*Data block:*
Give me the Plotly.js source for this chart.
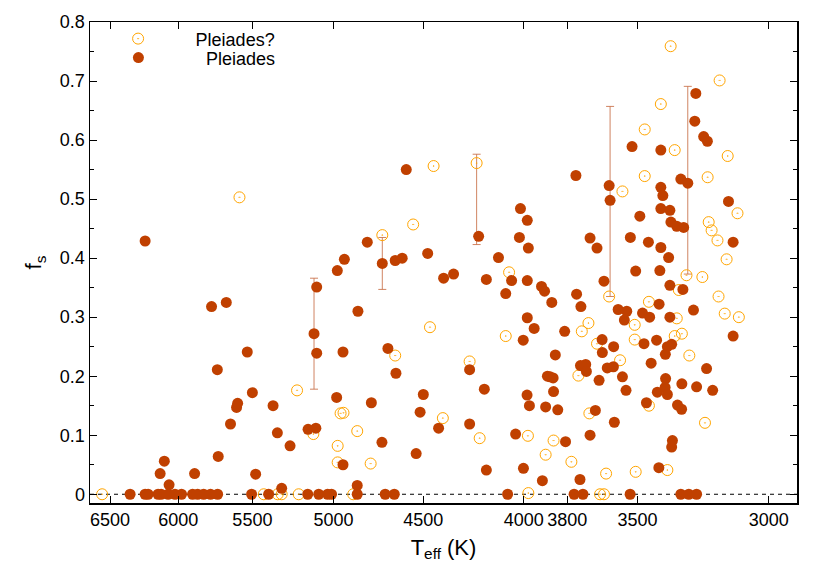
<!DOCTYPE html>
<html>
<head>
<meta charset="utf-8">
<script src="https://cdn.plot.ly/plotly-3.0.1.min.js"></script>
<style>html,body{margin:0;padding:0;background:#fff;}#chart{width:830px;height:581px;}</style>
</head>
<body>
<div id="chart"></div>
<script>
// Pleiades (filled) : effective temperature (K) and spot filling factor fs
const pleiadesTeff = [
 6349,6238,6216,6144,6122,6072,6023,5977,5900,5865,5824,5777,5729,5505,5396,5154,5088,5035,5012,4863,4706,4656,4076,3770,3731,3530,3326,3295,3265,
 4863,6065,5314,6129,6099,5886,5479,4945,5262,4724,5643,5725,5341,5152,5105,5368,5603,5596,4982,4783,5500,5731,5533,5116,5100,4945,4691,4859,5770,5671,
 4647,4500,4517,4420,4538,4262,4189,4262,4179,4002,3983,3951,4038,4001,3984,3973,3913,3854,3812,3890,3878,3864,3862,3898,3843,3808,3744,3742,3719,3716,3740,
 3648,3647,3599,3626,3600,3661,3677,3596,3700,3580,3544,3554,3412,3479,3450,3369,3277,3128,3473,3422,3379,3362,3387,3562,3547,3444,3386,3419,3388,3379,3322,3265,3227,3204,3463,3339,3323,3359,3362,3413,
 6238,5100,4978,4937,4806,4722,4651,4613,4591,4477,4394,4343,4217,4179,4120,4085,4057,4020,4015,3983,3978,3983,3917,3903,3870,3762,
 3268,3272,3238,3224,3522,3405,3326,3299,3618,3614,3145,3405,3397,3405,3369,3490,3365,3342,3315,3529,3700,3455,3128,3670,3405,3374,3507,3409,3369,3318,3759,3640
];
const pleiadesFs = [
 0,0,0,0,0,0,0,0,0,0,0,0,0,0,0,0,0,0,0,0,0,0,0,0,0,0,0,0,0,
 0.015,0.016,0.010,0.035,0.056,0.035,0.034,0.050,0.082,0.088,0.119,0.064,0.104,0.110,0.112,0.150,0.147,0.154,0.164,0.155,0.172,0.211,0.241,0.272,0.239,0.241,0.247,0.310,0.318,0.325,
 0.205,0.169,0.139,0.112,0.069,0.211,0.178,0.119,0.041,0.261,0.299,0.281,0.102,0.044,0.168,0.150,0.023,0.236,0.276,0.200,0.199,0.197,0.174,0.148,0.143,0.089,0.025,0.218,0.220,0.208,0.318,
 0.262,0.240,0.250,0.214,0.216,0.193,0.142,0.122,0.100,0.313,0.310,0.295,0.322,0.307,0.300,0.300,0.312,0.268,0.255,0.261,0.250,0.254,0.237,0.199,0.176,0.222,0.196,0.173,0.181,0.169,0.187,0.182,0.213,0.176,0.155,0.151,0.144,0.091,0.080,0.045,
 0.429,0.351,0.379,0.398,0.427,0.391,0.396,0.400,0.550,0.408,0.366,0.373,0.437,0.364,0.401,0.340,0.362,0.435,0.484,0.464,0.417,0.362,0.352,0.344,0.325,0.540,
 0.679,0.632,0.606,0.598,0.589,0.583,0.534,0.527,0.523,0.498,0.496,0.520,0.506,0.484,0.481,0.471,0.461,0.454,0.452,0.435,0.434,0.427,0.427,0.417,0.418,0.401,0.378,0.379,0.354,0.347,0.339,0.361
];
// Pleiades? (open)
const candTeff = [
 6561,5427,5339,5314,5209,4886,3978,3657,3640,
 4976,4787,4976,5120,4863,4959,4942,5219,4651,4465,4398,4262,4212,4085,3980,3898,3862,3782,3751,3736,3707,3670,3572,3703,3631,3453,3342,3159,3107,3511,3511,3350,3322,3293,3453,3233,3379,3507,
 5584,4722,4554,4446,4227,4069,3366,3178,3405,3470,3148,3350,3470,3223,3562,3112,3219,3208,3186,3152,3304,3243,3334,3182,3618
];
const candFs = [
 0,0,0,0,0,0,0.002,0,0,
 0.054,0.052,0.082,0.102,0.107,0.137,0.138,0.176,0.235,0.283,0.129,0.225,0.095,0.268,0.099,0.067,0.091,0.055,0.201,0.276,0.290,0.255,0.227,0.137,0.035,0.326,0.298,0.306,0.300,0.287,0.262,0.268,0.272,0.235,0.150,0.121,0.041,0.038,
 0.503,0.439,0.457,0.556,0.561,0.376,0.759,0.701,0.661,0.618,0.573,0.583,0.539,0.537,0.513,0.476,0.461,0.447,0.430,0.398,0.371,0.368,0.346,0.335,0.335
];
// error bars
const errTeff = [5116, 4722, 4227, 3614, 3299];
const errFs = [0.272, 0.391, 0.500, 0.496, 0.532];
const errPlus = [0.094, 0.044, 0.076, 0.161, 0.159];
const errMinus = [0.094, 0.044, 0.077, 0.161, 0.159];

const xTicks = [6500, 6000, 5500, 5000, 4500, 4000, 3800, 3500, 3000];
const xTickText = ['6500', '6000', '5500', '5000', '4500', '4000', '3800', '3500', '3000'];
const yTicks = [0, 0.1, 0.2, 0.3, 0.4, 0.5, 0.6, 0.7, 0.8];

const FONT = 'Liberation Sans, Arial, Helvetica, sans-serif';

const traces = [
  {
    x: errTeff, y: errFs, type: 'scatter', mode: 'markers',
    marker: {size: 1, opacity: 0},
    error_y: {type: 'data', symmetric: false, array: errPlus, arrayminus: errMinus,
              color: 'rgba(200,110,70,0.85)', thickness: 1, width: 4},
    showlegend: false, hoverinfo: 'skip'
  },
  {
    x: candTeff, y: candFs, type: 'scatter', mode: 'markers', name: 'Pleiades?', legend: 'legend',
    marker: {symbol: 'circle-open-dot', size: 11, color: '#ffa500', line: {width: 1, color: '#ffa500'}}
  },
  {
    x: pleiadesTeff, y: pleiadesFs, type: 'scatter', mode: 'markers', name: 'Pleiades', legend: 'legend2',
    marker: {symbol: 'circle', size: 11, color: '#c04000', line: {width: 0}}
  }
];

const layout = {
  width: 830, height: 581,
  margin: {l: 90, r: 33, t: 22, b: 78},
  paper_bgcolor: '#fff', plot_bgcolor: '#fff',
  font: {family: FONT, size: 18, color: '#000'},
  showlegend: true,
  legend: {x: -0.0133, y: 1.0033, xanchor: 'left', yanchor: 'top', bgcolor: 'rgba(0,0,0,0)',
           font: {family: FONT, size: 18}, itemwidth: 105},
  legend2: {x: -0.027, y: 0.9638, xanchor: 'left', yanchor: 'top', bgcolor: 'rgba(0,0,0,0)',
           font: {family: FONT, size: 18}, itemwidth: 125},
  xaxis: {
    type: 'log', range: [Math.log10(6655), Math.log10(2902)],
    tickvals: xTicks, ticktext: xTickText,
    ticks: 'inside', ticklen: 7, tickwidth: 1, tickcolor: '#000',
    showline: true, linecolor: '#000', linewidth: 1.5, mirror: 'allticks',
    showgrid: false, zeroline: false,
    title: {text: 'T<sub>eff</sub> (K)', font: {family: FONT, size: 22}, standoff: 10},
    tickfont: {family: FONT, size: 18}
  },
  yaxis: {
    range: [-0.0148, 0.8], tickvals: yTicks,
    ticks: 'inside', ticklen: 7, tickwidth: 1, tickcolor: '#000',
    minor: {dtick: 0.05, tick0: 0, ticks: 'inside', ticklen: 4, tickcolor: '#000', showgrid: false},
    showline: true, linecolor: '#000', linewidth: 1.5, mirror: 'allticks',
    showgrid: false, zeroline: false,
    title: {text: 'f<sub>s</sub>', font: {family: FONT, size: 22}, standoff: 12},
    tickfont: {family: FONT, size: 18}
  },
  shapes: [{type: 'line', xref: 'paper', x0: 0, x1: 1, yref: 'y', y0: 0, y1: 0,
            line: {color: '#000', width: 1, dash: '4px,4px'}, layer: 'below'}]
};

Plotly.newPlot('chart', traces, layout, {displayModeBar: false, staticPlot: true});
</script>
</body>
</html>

*Task to complete:* Report all lines of the data above that include the string "chart".

*Problem solution:*
Give me the Plotly.js source for this chart.
<style>html,body{margin:0;padding:0;background:#fff;}#chart{width:830px;height:581px;}</style>
<div id="chart"></div>
Plotly.newPlot('chart', traces, layout, {displayModeBar: false, staticPlot: true});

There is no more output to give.